Ziel dieses Projektes ist die Vorbereitung und Einreichung eines gemeinsamen Antrages in Horizon Europe des INP Greifswald, der Universität Belgrad in Serbien, der Universität Brno in Tschechien, der Universität des Baskenlandes in Spanien sowie weiterer europäischer Partner aus Wissenschaft und Industrie.
Das Projekt wird gefördert durch die EU und läuft von 2025 bis 2027.

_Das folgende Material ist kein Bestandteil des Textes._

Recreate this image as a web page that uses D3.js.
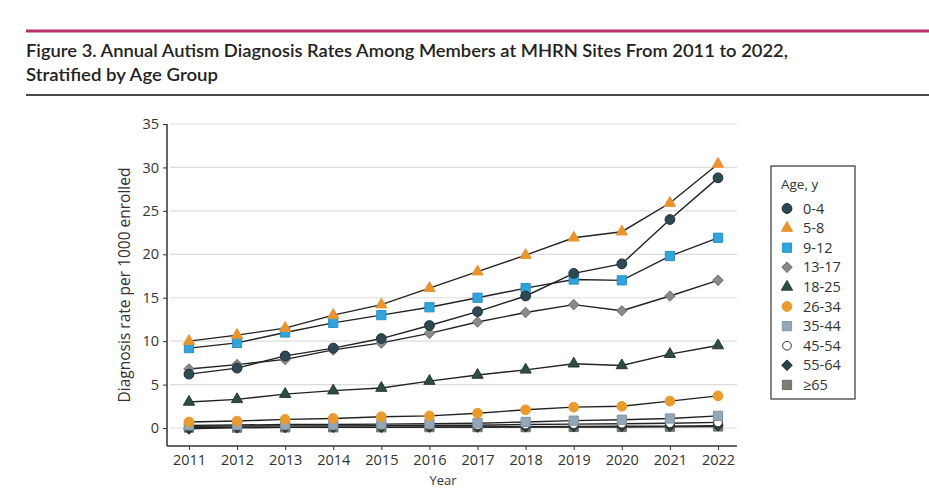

Im Projekt TAILCHEM soll herausgearbeitet werden, ob eine höhere Selektivität plasmachemischer Prozesse bei hohen Drücken durch Änderungen der Hochspannungsform möglich ist. Durch die angelegte Spannungswellenform soll die reduzierte elektrische Feldstärke zeitlich so verändert werden, dass unterschiedliche Elektronenstoßprozesse in den unterschiedlichen Entwicklungsphasen einer Gasentladung dominieren und damit die Energie gezielt einkoppeln. Als Modellsystem im Projekt dient die Bildung von Stickoxiden in Luft, die für die sogenannte Stickstofffixierung auch industriell bedeutsam ist. Die selektive Erzeugung reaktiver Stickstoffspezies soll dabei insbesondere durch schwingungsangeregten Stickstoff im Grundzustand erfolgen. Neben der Gasumwandlung ist für diese Aufgabenstellung auch eine umfangreiche Plasmadiagnostik notwendig, um die Entladungsphysik mit dieser zu korrelierten.
Das Projekt wird von der EU im Rahmen einer Marie-Skłodowska-Curie Action gefördert und läuft von 2024 bis 2026.